**Written instruction**
Leave out all pictures. Return exactly the lines from the top of the material through the line containing "(trtitle) at (877,25)".

**Information supplied**

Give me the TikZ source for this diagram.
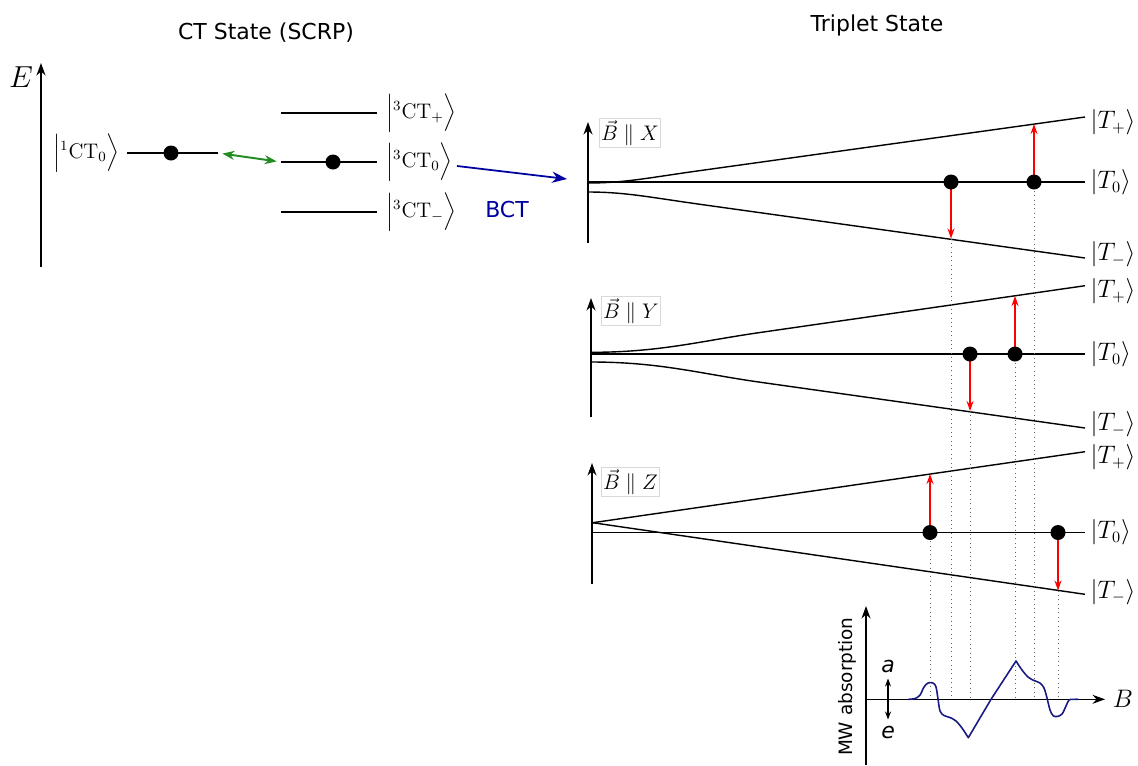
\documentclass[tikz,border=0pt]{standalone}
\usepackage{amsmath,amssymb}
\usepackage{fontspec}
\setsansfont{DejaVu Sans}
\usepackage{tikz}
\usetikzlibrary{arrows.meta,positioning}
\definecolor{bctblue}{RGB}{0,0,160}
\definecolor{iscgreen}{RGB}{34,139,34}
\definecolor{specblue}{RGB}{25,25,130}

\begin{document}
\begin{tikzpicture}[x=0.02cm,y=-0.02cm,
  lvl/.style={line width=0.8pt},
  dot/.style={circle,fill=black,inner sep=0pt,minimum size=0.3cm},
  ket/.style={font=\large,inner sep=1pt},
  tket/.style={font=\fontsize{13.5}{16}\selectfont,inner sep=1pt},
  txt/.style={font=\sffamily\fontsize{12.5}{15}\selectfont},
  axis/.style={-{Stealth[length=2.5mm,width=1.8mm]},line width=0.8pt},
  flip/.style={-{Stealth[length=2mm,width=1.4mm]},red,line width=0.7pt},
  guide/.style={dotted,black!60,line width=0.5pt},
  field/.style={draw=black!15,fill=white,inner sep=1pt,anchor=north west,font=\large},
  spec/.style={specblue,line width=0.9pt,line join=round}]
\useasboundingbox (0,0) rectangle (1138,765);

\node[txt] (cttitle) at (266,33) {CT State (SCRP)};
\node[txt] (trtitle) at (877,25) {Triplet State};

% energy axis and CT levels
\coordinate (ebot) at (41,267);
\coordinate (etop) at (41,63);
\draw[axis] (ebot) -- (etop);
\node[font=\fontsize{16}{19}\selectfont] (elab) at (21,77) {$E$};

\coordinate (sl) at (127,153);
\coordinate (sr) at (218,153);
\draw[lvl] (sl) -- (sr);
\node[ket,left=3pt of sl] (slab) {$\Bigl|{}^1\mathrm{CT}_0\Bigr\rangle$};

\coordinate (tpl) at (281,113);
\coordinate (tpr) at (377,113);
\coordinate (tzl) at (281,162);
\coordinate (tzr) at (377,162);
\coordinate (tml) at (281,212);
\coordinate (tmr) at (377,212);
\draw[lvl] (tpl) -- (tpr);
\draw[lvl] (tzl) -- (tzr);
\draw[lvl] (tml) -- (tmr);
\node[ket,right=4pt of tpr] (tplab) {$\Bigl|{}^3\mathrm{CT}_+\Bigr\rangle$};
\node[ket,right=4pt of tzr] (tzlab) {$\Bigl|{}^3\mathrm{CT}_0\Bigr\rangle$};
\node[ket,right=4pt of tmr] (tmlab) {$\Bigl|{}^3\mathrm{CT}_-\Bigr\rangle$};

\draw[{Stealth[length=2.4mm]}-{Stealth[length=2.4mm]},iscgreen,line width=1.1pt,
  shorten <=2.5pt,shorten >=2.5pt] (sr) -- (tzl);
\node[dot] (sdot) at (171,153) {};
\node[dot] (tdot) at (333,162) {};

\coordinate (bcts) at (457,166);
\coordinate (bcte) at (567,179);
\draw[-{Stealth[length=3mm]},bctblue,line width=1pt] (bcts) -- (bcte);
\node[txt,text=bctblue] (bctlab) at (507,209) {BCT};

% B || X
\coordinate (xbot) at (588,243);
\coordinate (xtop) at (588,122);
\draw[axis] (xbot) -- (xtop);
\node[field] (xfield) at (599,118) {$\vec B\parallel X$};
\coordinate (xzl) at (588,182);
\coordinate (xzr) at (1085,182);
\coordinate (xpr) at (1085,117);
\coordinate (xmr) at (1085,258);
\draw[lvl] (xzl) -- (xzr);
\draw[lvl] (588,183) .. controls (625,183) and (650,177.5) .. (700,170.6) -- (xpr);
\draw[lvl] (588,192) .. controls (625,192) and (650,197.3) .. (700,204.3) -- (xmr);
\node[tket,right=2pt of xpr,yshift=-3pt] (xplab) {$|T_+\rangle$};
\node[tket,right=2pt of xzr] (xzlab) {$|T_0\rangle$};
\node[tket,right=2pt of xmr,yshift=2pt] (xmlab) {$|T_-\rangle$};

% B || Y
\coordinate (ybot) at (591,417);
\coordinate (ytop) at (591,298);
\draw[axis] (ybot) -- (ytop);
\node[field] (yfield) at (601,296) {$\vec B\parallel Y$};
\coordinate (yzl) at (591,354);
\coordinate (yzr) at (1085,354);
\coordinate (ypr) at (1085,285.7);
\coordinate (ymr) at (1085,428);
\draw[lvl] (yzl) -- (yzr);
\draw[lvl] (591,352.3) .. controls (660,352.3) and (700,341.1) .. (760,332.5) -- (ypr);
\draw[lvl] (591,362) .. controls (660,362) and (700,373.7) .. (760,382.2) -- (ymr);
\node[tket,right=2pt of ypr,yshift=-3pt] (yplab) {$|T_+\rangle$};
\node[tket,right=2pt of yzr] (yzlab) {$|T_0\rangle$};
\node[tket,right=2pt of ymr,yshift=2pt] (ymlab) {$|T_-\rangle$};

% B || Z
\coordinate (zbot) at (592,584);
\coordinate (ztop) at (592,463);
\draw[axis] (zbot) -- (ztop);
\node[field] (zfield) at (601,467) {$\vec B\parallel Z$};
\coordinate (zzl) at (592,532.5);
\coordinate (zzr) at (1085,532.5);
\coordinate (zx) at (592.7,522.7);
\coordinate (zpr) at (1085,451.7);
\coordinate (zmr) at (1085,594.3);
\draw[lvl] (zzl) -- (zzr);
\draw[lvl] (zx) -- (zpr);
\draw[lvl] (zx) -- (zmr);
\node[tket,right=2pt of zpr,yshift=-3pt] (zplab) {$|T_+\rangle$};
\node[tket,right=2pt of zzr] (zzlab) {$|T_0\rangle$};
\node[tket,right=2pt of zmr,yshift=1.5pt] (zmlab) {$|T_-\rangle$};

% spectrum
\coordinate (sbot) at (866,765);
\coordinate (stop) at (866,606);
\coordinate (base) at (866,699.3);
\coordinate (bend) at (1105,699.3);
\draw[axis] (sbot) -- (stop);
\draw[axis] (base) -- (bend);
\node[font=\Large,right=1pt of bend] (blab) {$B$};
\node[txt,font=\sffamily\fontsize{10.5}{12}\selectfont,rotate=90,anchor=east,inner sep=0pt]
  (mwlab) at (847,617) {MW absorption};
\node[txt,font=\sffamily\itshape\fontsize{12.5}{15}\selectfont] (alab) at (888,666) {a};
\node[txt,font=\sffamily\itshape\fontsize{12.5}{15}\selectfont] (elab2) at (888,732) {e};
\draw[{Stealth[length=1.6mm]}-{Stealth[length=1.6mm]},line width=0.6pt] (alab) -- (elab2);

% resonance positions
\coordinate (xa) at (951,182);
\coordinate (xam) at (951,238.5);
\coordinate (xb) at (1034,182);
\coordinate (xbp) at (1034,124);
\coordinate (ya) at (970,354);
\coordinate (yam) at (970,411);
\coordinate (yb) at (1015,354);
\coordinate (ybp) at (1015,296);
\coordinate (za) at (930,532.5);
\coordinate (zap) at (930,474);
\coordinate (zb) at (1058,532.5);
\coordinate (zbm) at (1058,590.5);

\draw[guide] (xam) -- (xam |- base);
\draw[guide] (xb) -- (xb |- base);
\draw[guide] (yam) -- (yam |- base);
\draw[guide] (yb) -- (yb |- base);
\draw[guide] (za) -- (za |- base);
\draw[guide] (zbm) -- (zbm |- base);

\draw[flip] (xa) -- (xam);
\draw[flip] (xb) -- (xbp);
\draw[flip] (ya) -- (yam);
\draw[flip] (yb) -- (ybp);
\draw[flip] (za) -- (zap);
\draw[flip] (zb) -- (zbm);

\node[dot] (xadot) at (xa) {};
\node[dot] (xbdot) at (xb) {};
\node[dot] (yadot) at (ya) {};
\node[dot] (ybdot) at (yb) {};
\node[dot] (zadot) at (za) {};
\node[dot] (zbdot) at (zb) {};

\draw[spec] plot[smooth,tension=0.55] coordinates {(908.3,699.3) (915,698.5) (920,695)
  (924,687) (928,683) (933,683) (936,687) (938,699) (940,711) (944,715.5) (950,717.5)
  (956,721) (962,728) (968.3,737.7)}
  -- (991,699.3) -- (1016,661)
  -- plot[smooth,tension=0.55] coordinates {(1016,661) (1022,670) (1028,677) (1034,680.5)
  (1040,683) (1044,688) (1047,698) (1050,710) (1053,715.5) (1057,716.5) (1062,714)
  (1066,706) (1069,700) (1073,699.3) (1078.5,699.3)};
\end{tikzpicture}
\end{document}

**Right answer**
Give me the TikZ source for this diagram.
\documentclass[tikz,border=0pt]{standalone}
\usepackage{amsmath,amssymb}
\usepackage{fontspec}
\setsansfont{DejaVu Sans}
\usepackage{tikz}
\usetikzlibrary{arrows.meta,positioning}
\definecolor{bctblue}{RGB}{0,0,160}
\definecolor{iscgreen}{RGB}{34,139,34}
\definecolor{specblue}{RGB}{25,25,130}

\begin{document}
\begin{tikzpicture}[x=0.02cm,y=-0.02cm,
  lvl/.style={line width=0.8pt},
  dot/.style={circle,fill=black,inner sep=0pt,minimum size=0.3cm},
  ket/.style={font=\large,inner sep=1pt},
  tket/.style={font=\fontsize{13.5}{16}\selectfont,inner sep=1pt},
  txt/.style={font=\sffamily\fontsize{12.5}{15}\selectfont},
  axis/.style={-{Stealth[length=2.5mm,width=1.8mm]},line width=0.8pt},
  flip/.style={-{Stealth[length=2mm,width=1.4mm]},red,line width=0.7pt},
  guide/.style={dotted,black!60,line width=0.5pt},
  field/.style={draw=black!15,fill=white,inner sep=1pt,anchor=north west,font=\large},
  spec/.style={specblue,line width=0.9pt,line join=round}]
\useasboundingbox (0,0) rectangle (1138,765);

\node[txt] (cttitle) at (266,33) {CT State (SCRP)};
\node[txt] (trtitle) at (877,25) {Triplet State};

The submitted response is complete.